··· Data
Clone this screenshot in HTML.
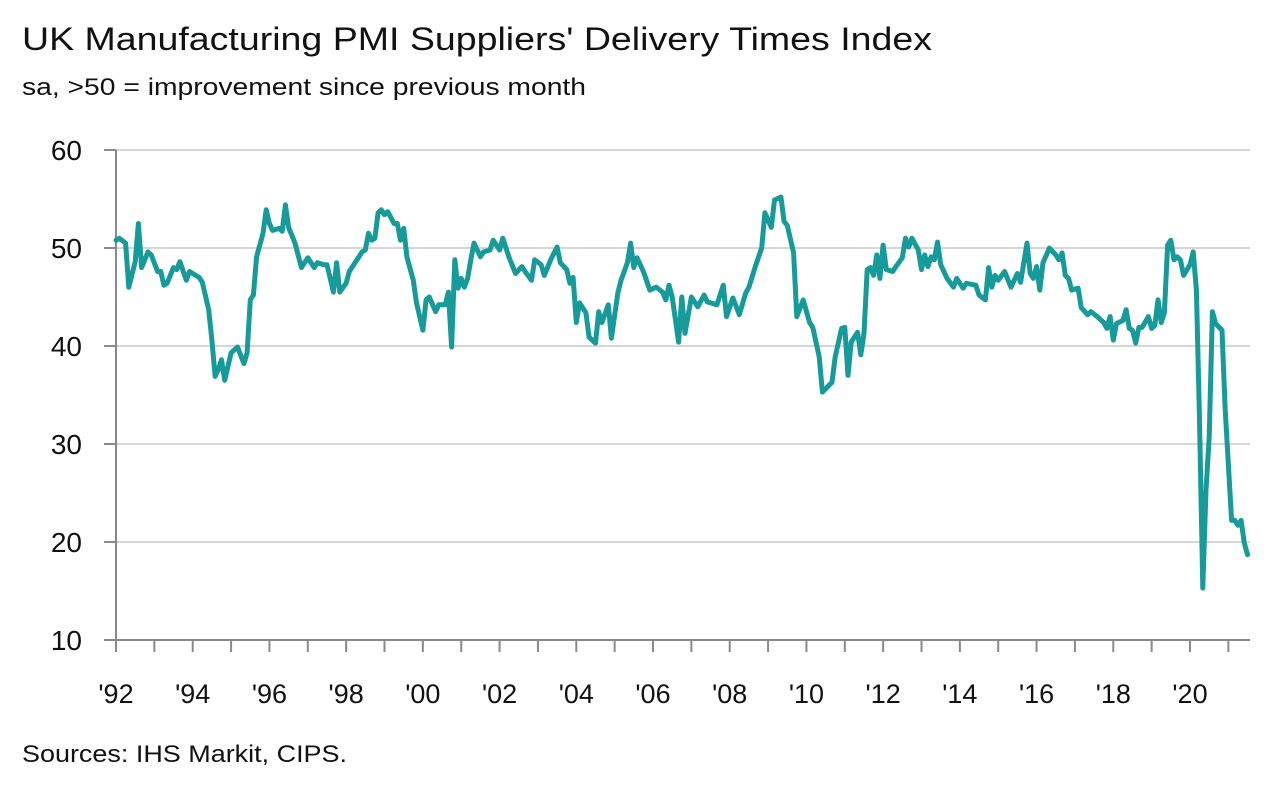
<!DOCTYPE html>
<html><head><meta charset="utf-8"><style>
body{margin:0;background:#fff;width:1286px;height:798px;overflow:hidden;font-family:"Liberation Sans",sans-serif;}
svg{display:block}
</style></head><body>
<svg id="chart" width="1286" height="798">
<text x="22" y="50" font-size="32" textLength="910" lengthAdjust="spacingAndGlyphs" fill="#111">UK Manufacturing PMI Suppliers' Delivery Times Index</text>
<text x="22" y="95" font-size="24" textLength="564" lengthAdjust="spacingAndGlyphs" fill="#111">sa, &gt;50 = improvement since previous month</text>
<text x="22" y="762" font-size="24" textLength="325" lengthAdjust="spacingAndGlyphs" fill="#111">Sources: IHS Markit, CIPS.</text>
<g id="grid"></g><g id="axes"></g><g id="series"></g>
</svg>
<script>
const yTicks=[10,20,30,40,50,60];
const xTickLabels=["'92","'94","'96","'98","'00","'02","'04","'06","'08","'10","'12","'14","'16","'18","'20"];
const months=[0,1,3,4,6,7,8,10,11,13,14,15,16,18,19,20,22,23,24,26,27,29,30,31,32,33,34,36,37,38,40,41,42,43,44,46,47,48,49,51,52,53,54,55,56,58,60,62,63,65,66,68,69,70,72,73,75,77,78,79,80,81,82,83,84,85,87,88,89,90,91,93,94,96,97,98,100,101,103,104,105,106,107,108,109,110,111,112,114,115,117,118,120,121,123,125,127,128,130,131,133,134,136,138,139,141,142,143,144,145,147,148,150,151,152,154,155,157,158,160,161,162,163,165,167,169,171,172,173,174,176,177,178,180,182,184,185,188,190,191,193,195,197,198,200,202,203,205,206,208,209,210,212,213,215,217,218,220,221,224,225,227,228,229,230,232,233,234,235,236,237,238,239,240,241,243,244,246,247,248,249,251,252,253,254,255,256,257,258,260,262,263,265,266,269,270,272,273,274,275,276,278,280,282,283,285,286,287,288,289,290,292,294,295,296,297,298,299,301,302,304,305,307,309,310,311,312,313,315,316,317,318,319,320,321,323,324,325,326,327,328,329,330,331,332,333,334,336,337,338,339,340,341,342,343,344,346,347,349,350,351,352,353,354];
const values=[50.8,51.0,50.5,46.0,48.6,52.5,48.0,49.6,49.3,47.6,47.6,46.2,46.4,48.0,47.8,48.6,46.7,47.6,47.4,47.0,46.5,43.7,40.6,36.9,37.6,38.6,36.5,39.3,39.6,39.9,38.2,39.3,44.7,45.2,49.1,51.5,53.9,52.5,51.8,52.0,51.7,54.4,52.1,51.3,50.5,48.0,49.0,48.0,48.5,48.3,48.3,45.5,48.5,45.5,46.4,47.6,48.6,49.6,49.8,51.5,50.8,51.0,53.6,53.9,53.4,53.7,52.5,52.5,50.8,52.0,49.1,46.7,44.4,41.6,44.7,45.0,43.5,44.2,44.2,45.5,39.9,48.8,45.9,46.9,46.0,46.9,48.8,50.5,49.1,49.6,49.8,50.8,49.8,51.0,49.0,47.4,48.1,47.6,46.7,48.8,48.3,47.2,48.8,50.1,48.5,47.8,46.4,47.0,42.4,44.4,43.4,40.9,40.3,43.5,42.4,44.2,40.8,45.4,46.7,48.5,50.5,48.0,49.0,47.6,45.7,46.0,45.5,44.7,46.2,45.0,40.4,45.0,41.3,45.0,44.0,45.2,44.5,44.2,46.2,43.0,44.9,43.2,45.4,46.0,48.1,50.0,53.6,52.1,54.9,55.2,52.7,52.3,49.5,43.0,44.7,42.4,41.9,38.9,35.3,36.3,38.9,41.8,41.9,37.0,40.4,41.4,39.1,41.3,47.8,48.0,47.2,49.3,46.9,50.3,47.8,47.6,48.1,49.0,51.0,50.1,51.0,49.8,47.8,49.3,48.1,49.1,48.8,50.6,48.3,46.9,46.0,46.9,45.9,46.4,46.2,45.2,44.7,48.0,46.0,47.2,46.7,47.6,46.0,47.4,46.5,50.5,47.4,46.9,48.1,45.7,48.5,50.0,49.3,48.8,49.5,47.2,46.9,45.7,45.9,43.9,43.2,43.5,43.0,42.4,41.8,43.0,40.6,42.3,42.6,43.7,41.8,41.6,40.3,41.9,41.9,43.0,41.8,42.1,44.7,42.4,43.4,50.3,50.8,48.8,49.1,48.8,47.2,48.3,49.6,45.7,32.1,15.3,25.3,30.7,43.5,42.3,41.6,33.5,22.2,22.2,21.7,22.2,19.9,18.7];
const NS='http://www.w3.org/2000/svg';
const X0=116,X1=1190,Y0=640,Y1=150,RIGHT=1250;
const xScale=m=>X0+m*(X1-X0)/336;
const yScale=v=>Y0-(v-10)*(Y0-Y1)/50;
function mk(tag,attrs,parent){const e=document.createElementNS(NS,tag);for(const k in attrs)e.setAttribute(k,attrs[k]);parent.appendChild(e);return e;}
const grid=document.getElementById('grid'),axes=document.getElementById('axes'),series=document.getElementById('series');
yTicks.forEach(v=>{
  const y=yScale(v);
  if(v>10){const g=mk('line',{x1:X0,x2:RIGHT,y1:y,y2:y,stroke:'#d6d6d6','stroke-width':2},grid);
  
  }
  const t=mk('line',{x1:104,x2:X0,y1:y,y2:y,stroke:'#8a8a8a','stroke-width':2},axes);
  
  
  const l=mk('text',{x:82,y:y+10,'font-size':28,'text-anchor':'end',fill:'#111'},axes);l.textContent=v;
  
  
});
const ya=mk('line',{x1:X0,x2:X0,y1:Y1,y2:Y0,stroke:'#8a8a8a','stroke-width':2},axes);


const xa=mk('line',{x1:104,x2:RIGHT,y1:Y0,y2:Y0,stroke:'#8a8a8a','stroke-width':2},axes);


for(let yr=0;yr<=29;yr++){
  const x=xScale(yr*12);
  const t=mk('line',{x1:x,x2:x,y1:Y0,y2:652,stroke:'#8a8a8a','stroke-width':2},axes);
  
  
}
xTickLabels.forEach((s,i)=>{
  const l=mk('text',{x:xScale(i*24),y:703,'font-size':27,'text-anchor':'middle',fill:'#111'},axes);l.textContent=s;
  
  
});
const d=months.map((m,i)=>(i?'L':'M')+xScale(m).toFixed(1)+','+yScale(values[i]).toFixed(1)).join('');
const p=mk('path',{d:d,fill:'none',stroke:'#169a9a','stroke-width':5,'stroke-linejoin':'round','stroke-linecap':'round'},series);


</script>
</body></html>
······
··· Data
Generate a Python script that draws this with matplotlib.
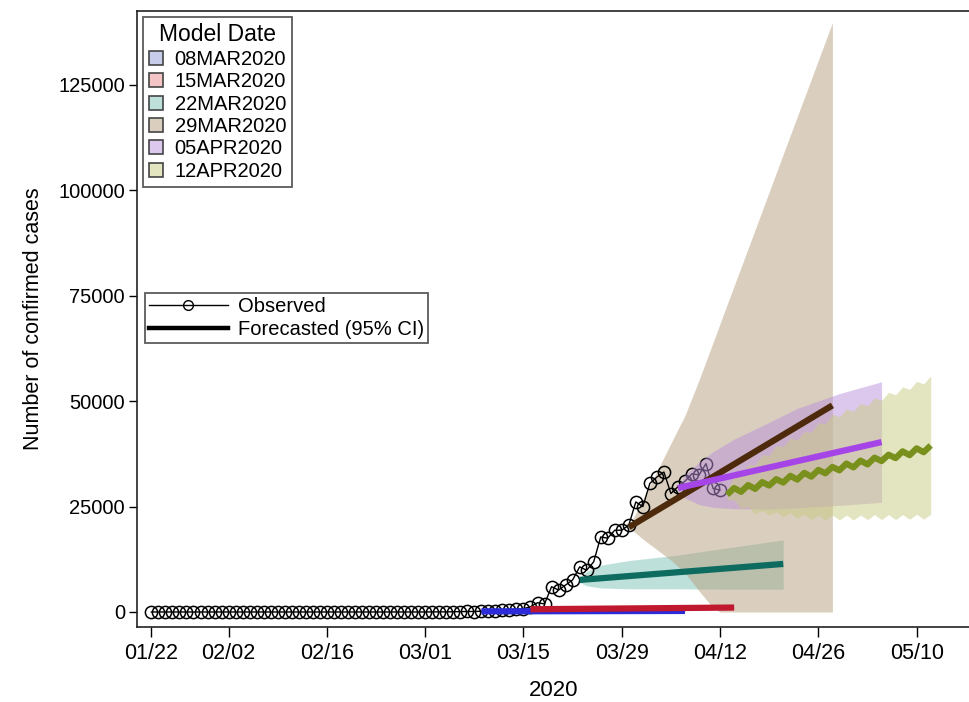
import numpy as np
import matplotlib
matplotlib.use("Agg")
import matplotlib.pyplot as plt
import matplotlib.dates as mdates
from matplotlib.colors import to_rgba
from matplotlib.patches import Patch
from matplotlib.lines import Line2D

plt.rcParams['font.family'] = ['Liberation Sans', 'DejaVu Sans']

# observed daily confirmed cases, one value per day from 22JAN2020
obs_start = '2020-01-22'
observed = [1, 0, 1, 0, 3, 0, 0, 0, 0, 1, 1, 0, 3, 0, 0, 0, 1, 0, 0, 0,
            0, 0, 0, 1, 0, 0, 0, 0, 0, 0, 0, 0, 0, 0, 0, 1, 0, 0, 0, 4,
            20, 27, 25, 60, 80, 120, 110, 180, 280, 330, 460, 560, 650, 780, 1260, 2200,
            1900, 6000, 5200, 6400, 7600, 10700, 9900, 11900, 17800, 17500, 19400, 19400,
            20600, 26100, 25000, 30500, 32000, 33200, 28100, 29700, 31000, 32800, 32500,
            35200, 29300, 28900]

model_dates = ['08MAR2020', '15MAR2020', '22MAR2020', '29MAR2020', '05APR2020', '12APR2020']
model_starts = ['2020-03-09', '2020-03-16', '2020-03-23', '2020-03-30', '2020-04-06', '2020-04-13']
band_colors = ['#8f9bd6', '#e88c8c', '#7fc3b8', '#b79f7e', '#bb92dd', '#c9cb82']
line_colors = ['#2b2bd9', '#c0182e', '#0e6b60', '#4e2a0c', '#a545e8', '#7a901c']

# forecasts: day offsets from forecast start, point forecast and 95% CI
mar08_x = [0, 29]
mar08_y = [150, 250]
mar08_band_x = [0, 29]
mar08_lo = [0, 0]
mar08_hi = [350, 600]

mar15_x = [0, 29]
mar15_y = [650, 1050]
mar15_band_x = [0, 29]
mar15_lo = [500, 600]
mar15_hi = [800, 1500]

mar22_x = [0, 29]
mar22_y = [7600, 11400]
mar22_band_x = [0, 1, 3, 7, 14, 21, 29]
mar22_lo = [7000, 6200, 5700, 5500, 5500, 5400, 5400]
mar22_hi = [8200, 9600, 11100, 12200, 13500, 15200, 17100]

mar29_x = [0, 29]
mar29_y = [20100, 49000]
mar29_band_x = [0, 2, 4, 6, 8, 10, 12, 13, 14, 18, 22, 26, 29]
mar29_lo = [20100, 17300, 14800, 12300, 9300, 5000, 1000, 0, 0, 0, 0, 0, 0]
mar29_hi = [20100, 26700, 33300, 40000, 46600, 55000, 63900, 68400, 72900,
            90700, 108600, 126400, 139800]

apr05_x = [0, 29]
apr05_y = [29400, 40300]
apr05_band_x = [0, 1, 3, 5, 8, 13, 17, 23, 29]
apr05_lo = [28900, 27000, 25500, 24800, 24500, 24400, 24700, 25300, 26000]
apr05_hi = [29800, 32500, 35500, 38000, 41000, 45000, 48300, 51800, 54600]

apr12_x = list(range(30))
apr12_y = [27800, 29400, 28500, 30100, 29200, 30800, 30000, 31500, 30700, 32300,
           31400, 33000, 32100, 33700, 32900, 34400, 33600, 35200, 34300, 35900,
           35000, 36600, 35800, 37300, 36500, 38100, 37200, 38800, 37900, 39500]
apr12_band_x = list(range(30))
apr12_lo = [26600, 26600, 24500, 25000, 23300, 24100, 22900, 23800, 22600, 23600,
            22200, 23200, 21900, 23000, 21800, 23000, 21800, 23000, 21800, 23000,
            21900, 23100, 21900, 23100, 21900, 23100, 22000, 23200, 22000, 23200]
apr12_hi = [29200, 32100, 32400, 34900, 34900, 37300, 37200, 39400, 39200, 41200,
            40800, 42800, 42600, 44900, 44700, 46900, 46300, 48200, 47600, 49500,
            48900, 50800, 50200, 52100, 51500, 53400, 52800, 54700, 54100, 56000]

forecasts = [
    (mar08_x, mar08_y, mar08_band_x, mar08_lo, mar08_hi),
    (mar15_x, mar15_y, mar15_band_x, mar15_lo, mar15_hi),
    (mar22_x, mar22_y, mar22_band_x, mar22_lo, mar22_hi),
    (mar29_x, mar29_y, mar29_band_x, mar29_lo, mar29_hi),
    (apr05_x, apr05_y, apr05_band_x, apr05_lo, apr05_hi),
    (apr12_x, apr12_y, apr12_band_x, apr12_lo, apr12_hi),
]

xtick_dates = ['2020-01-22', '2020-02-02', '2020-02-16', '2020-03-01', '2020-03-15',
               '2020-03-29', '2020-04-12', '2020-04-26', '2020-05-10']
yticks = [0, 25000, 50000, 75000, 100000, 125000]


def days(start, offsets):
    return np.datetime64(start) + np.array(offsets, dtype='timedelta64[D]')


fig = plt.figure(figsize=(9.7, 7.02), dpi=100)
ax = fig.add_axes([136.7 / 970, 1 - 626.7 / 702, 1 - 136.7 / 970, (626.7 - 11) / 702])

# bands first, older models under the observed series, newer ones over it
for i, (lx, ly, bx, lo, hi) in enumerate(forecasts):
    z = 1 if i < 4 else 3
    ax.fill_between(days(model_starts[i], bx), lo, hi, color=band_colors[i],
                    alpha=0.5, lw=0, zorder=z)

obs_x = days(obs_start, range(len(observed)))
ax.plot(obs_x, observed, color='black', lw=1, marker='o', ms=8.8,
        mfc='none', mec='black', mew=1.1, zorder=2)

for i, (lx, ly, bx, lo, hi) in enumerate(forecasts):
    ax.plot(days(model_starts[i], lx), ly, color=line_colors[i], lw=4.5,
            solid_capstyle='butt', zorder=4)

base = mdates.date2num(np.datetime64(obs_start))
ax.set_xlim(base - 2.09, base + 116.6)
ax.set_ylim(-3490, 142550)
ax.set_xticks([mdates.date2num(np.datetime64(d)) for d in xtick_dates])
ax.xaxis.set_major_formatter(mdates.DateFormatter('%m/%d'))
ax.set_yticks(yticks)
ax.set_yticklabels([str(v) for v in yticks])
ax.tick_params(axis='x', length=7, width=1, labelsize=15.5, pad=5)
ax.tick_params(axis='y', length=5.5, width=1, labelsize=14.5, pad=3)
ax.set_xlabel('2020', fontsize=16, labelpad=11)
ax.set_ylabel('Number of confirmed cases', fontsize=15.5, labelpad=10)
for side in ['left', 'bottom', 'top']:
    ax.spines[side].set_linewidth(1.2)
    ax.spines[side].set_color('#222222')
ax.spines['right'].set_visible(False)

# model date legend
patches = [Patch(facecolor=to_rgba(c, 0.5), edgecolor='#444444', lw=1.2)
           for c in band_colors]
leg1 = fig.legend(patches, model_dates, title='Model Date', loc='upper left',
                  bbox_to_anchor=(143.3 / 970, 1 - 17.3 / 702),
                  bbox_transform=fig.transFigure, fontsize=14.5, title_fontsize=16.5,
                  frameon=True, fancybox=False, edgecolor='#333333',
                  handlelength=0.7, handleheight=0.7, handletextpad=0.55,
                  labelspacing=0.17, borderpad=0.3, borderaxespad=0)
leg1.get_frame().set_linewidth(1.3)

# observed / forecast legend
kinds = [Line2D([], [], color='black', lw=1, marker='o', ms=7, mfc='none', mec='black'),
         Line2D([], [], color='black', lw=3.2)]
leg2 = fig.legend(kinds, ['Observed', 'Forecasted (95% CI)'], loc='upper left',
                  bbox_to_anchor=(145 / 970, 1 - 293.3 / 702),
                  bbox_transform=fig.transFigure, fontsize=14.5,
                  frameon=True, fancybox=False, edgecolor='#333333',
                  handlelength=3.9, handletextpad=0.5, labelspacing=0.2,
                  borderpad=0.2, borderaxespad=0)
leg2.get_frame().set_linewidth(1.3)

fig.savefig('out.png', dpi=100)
······
··· Data
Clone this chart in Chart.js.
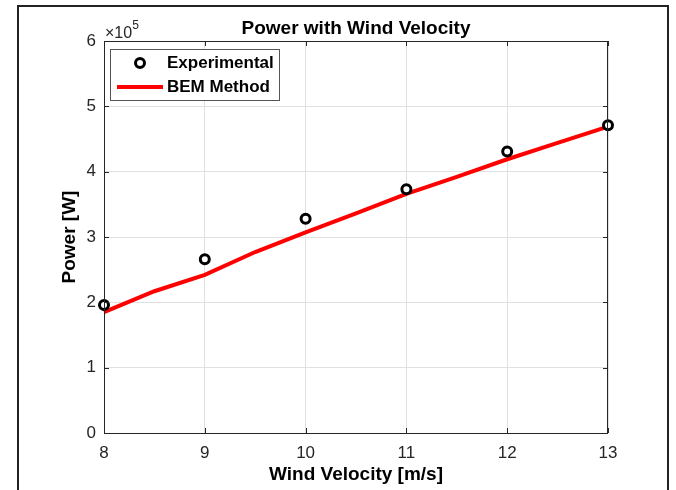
······
Go to the line containing "Generate a Python" and copy exactly from there through the line containing "from matplotlib.lines import Line2D", both included, and nothing more. Pictures are excluded.

* [Exercise response]
Generate a Python script that draws this with matplotlib.
import numpy as np
import matplotlib
matplotlib.use("Agg")
import matplotlib.pyplot as plt
import matplotlib.dates as mdates
from matplotlib.colors import to_rgba
from matplotlib.patches import Patch
from matplotlib.lines import Line2D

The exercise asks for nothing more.